Task requirements: Pictures excluded, return the lines below from the first through the line holding "const BLUE = '#0070C0';".

+-------+

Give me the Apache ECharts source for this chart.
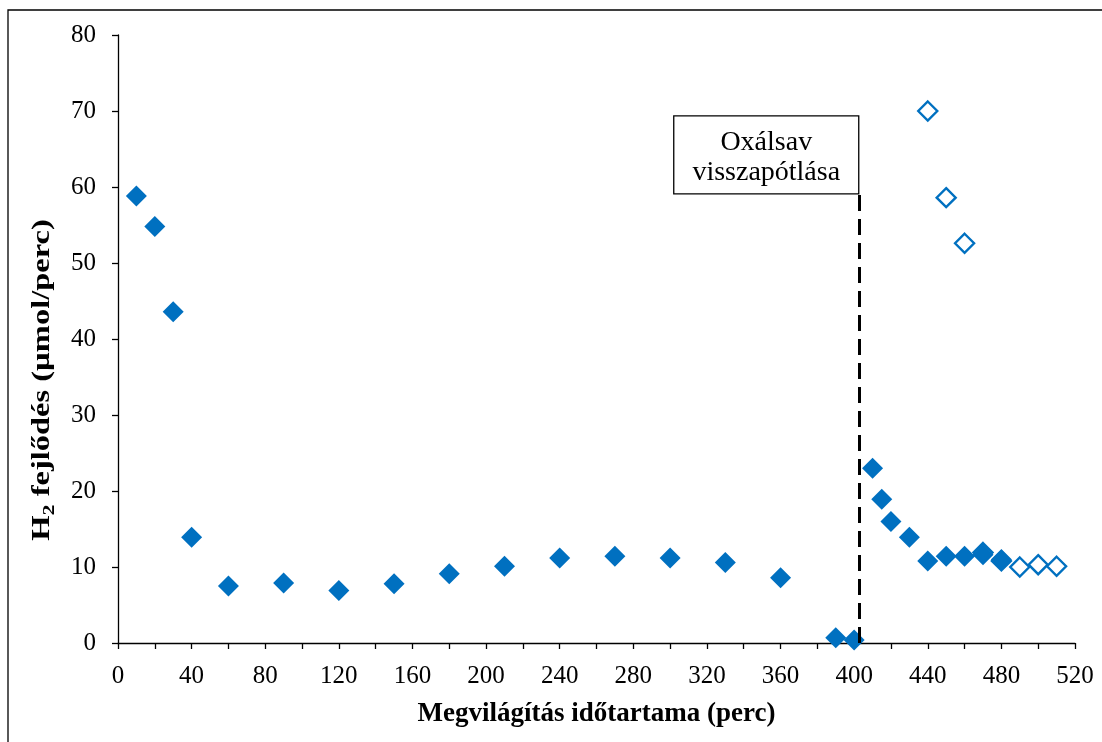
<!DOCTYPE html>
<html>
<head>
<meta charset="utf-8">
<script src="https://cdn.jsdelivr.net/npm/echarts@6/dist/echarts.min.js"></script>
<style>html,body{margin:0;padding:0;background:#fff}#c{width:1102px;height:742px}</style>
</head>
<body>
<div id="c"></div>
<script>
// Filled diamonds
const filledX = [10,20,30,40,60,90,120,150,180,210,240,270,300,330,360,390,400,410,415,420,430,440,450,460,470,480];
const filledY = [58.8,54.8,43.6,13.9,7.5,7.9,6.9,7.8,9.1,10.1,11.2,11.4,11.2,10.6,8.6,0.7,0.4,23.0,18.9,16.0,13.9,10.8,11.4,11.4,11.6,11.0];
// Hollow diamonds
const hollowX = [440,450,460,470,480,490,500,510];
const hollowY = [70.0,58.6,52.6,11.9,10.8,10.0,10.3,10.1];
// Annotation (replenishment of oxalic acid)
const annotX = 402.5;
const annotTopY = 59.1;
const annotText = ['Oxálsav', 'visszapótlása'];
const xTicks = {min: 0, max: 520, interval: 40};
const yTicks = {min: 0, max: 80, interval: 10};

const FONT = '"Liberation Serif","Times New Roman",serif';
const BLUE = '#0070C0';

const chart = echarts.init(document.getElementById('c'), null, {renderer: 'canvas'});
const option = {
  animation: false,
  backgroundColor: '#fff',
  grid: {left: 118, right: 27, top: 35, bottom: 99, containLabel: false},
  xAxis: {
    type: 'value', min: xTicks.min, max: xTicks.max, interval: xTicks.interval,
    name: 'Megvilágítás időtartama (perc)', nameLocation: 'middle', nameGap: 58,
    nameTextStyle: {fontFamily: FONT, fontSize: 27, fontWeight: 'bold', color: '#000'},
    axisLine: {onZero: false, lineStyle: {color: '#000', width: 1.3}},
    axisTick: {show: true, inside: false, length: 6, lineStyle: {color: '#000', width: 1.3}},
    minorTick: {show: true, splitNumber: 2, length: 6, lineStyle: {color: '#000', width: 1.3}},
    axisLabel: {fontFamily: FONT, fontSize: 25, color: '#000', margin: 21},
    splitLine: {show: false}
  },
  yAxis: {
    type: 'value', min: yTicks.min, max: yTicks.max, interval: yTicks.interval,
    axisLine: {show: true, lineStyle: {color: '#000', width: 1.3}},
    axisTick: {show: true, inside: false, length: 6, lineStyle: {color: '#000', width: 1.3}},
    axisLabel: {fontFamily: FONT, fontSize: 25, color: '#000', margin: 22},
    splitLine: {show: false}
  },
  series: [
    {
      type: 'scatter', name: 'filled', symbol: 'diamond', symbolSize: 21,
      data: filledX.map((x, i) => [x, filledY[i]]),
      itemStyle: {color: BLUE, opacity: 1},
      z: 3,
      markLine: {
        silent: true, symbol: 'none', animation: false,
        label: {show: false},
        lineStyle: {color: '#000', type: [16, 8], width: 3},
        data: [[{coord: [annotX, 0]}, {coord: [annotX, annotTopY]}]]
      }
    },
    {
      type: 'scatter', name: 'hollow', symbol: 'diamond', symbolSize: 19,
      data: hollowX.map((x, i) => [x, hollowY[i]]),
      itemStyle: {color: 'rgba(255,255,255,0)', borderColor: BLUE, borderWidth: 2.4, opacity: 1},
      z: 4
    }
  ]
};
chart.setOption(option);

function drawGraphics() {
  const br = chart.convertToPixel({gridIndex: 0}, [annotX, annotTopY]);
  const boxW = 185, boxH = 78;
  chart.setOption({
    graphic: [
      {type: 'rect', silent: true, z: 0, shape: {x: 8, y: 10, width: 1200, height: 800},
       style: {fill: 'none', stroke: '#000', lineWidth: 1.3}},
      {type: 'rect', silent: true, z: 10, shape: {x: br[0] - boxW, y: br[1] - boxH, width: boxW, height: boxH},
       style: {fill: '#fff', stroke: '#000', lineWidth: 1.3}},
      {type: 'text', silent: true, z: 11, x: br[0] - boxW / 2, y: br[1] - boxH / 2 + 3,
       style: {text: annotText.join('\n'), font: '28px ' + FONT, fill: '#000', align: 'center', verticalAlign: 'middle', lineHeight: 30}},
      {type: 'text', silent: true, z: 11, x: 43, y: 380, rotation: Math.PI / 2, scaleX: 1.3, scaleY: 1,
       style: {
         text: '{b|H}{s|2}{b| fejlődés (µmol/perc)}',
         align: 'center', verticalAlign: 'middle',
         rich: {
           b: {fontFamily: FONT, fontSize: 25, fontWeight: 'bold', fill: '#000', color: '#000', verticalAlign: 'middle'},
           s: {fontFamily: FONT, fontSize: 17, fontWeight: 'bold', fill: '#000', color: '#000', padding: [14, 0, 0, 0]}
         }
       }}
    ]
  });
}
drawGraphics();
</script>
</body>
</html>
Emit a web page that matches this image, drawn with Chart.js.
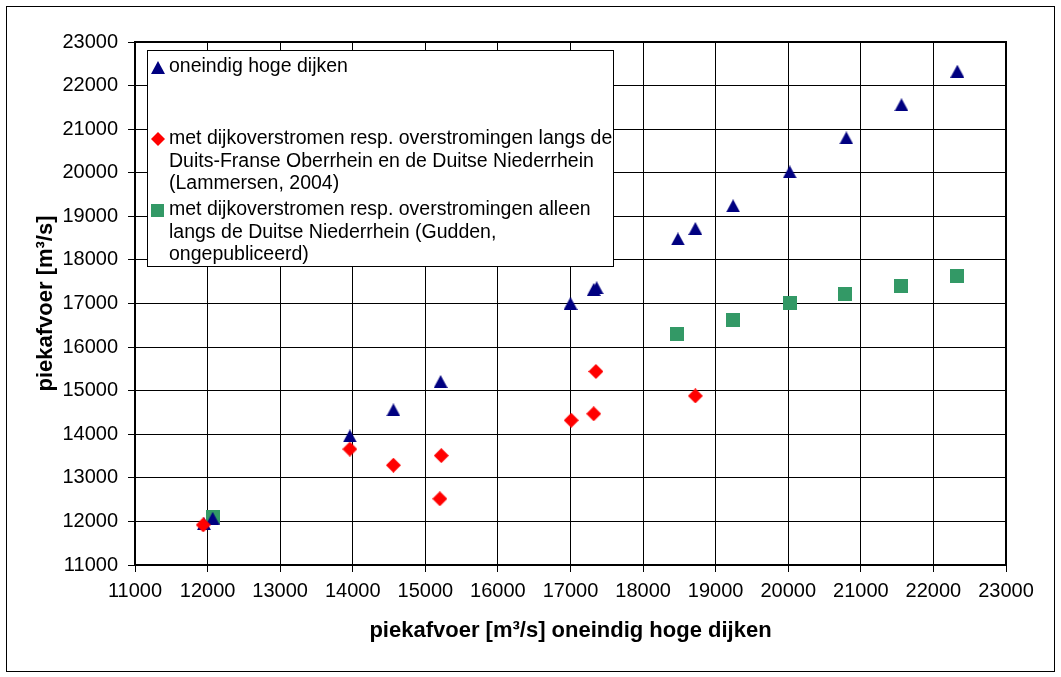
<!DOCTYPE html>
<html>
<head>
<meta charset="utf-8">
<script src="https://cdn.jsdelivr.net/npm/chart.js@4.4.1/dist/chart.umd.min.js"></script>
<style>
    html, body { margin: 0; padding: 0; background: #fff; }
    canvas { display: block; }
</style>
</head>
<body>
<canvas id="chart" width="1061" height="677"></canvas>
<script>
// axis range
const axisMin = 11000;
const axisMax = 23000;
const axisStep = 1000;

// oneindig hoge dijken
const blueX = [11950, 12070, 13960, 14560, 15210, 17000, 17320, 17360, 18480, 18720, 19240, 20020, 20800, 21560, 22330];
const blueY = [11950, 12070, 13960, 14560, 15210, 17000, 17320, 17360, 18480, 18720, 19240, 20020, 20800, 21560, 22330];

// Lammersen, 2004
const redX = [11940, 13960, 14560, 15220, 15200, 17010, 17320, 17350, 18720];
const redY = [11920, 13660, 13290, 13510, 12520, 14320, 14470, 15440, 14880];

// Gudden, ongepubliceerd
const greenX = [12070, 18470, 19240, 20020, 20780, 21560, 22330];
const greenY = [12090, 16300, 16620, 17010, 17220, 17410, 17620];

const blueLabel = ['oneindig hoge dijken'];
const redLabel = [
    'met dijkoverstromen resp. overstromingen langs de',
    'Duits-Franse Oberrhein en de Duitse Niederrhein',
    '(Lammersen, 2004)'
];
const greenLabel = [
    'met dijkoverstromen resp. overstromingen alleen',
    'langs de Duitse Niederrhein (Gudden,',
    'ongepubliceerd)'
];

const xTitle = 'piekafvoer [m³/s] oneindig hoge dijken';
const yTitle = 'piekafvoer [m³/s]';

const FONT = '"Liberation Sans", Arial, sans-serif';
const BLUE = '#000080';
const RED = '#ff0000';
const GREEN = '#339966';

function toPoints(xs, ys) {
    return xs.map((x, i) => ({ x: x, y: ys[i] }));
}

// Excel-like markers, centred on their bounding box
function makeMarker(shape, w, h, color) {
    const c = document.createElement('canvas');
    c.width = w;
    c.height = h;
    const g = c.getContext('2d');
    g.fillStyle = color;
    g.beginPath();
    if (shape === 'triangle') {
        g.moveTo(w / 2, 0);
        g.lineTo(w, h);
        g.lineTo(0, h);
    } else if (shape === 'diamond') {
        g.moveTo(w / 2, 0);
        g.lineTo(w, h / 2);
        g.lineTo(w / 2, h);
        g.lineTo(0, h / 2);
    } else {
        g.rect(0, 0, w, h);
    }
    g.closePath();
    g.fill();
    return c;
}

const triMarker = makeMarker('triangle', 14, 13, BLUE);
const diaMarker = makeMarker('diamond', 15, 15, RED);
const sqMarker = makeMarker('square', 14, 14, GREEN);

const pageFrame = {
    id: 'pageFrame',
    beforeDraw(chart) {
        const ctx = chart.ctx;
        ctx.save();
        ctx.fillStyle = '#fff';
        ctx.fillRect(0, 0, chart.width, chart.height);
        ctx.strokeStyle = '#000';
        ctx.lineWidth = 1;
        ctx.strokeRect(6.5, 6.5, 1048, 665);
        ctx.restore();
    }
};

const plotFrame = {
    id: 'plotFrame',
    beforeDatasetsDraw(chart) {
        const a = chart.chartArea;
        const ctx = chart.ctx;
        ctx.save();
        ctx.strokeStyle = '#000';
        ctx.lineWidth = 2;
        ctx.strokeRect(a.left, a.top, a.right - a.left, a.bottom - a.top);
        ctx.restore();
    }
};

const boxLegend = {
    id: 'boxLegend',
    afterDatasetsDraw(chart) {
        const ctx = chart.ctx;
        ctx.save();
        ctx.fillStyle = '#fff';
        ctx.fillRect(147, 50, 466, 216);
        ctx.strokeStyle = '#000';
        ctx.lineWidth = 1;
        ctx.strokeRect(147.5, 50.5, 466, 216);

        const entries = [
            { marker: makeMarker('triangle', 14, 13, BLUE), lines: blueLabel, y: 67 },
            { marker: makeMarker('diamond', 14, 14, RED), lines: redLabel, y: 139 },
            { marker: makeMarker('square', 13, 13, GREEN), lines: greenLabel, y: 210 }
        ];
        ctx.font = '19.5px ' + FONT;
        ctx.fillStyle = '#000';
        ctx.textBaseline = 'middle';
        ctx.textAlign = 'left';
        entries.forEach(e => {
            ctx.drawImage(e.marker, 151, Math.round(e.y - e.marker.height / 2));
            e.lines.forEach((line, i) => {
                ctx.fillText(line, 169, e.y + i * 22.5);
            });
        });
        ctx.restore();
    }
};

new Chart(document.getElementById('chart'), {
    type: 'scatter',
    data: {
        datasets: [
            { label: blueLabel.join(' '), data: toPoints(blueX, blueY), pointStyle: triMarker, order: 1 },
            { label: redLabel.join(' '), data: toPoints(redX, redY), pointStyle: diaMarker, order: 0 },
            { label: greenLabel.join(' '), data: toPoints(greenX, greenY), pointStyle: sqMarker, order: 2 }
        ]
    },
    options: {
        responsive: false,
        animation: false,
        events: [],
        layout: { padding: { top: 42, right: 55, left: 0, bottom: 0 } },
        plugins: {
            legend: { display: false },
            tooltip: { enabled: false }
        },
        scales: {
            x: {
                type: 'linear',
                min: axisMin,
                max: axisMax,
                ticks: {
                    stepSize: axisStep,
                    color: '#000',
                    font: { family: FONT, size: 20 },
                    padding: 7,
                    maxRotation: 0,
                    autoSkip: false,
                    callback: v => String(v)
                },
                grid: { color: '#000', lineWidth: 1, tickLength: 7 },
                border: { color: '#000', width: 2 },
                title: {
                    display: true,
                    text: xTitle,
                    color: '#000',
                    font: { family: FONT, size: 22, weight: 'bold' },
                    padding: { top: 0, bottom: 33 }
                },
                afterFit: s => { s.height = 112; }
            },
            y: {
                type: 'linear',
                min: axisMin,
                max: axisMax,
                ticks: {
                    stepSize: axisStep,
                    color: '#000',
                    font: { family: FONT, size: 20 },
                    padding: 10,
                    autoSkip: false,
                    callback: v => String(v)
                },
                grid: { color: '#000', lineWidth: 1, tickLength: 7 },
                border: { color: '#000', width: 2 },
                title: {
                    display: true,
                    text: yTitle,
                    color: '#000',
                    font: { family: FONT, size: 22, weight: 'bold' },
                    padding: { top: 33, bottom: 0 }
                },
                afterFit: s => { s.width = 135; }
            }
        }
    },
    plugins: [pageFrame, plotFrame, boxLegend]
});
</script>
</body>
</html>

+-------+

Answer for the task:
Give me the Apache ECharts source for this chart.
<!DOCTYPE html>
<html>
<head>
<meta charset="utf-8">
<script src="https://cdn.jsdelivr.net/npm/echarts@6/dist/echarts.min.js"></script>
<style>html,body{margin:0;padding:0;background:#fff}#c{width:1102px;height:742px}</style>
</head>
<body>
<div id="c"></div>
<script>
// Filled diamonds
const filledX = [10,20,30,40,60,90,120,150,180,210,240,270,300,330,360,390,400,410,415,420,430,440,450,460,470,480];
const filledY = [58.8,54.8,43.6,13.9,7.5,7.9,6.9,7.8,9.1,10.1,11.2,11.4,11.2,10.6,8.6,0.7,0.4,23.0,18.9,16.0,13.9,10.8,11.4,11.4,11.6,11.0];
// Hollow diamonds
const hollowX = [440,450,460,470,480,490,500,510];
const hollowY = [70.0,58.6,52.6,11.9,10.8,10.0,10.3,10.1];
// Annotation (replenishment of oxalic acid)
const annotX = 402.5;
const annotTopY = 59.1;
const annotText = ['Oxálsav', 'visszapótlása'];
const xTicks = {min: 0, max: 520, interval: 40};
const yTicks = {min: 0, max: 80, interval: 10};

const FONT = '"Liberation Serif","Times New Roman",serif';
const BLUE = '#0070C0';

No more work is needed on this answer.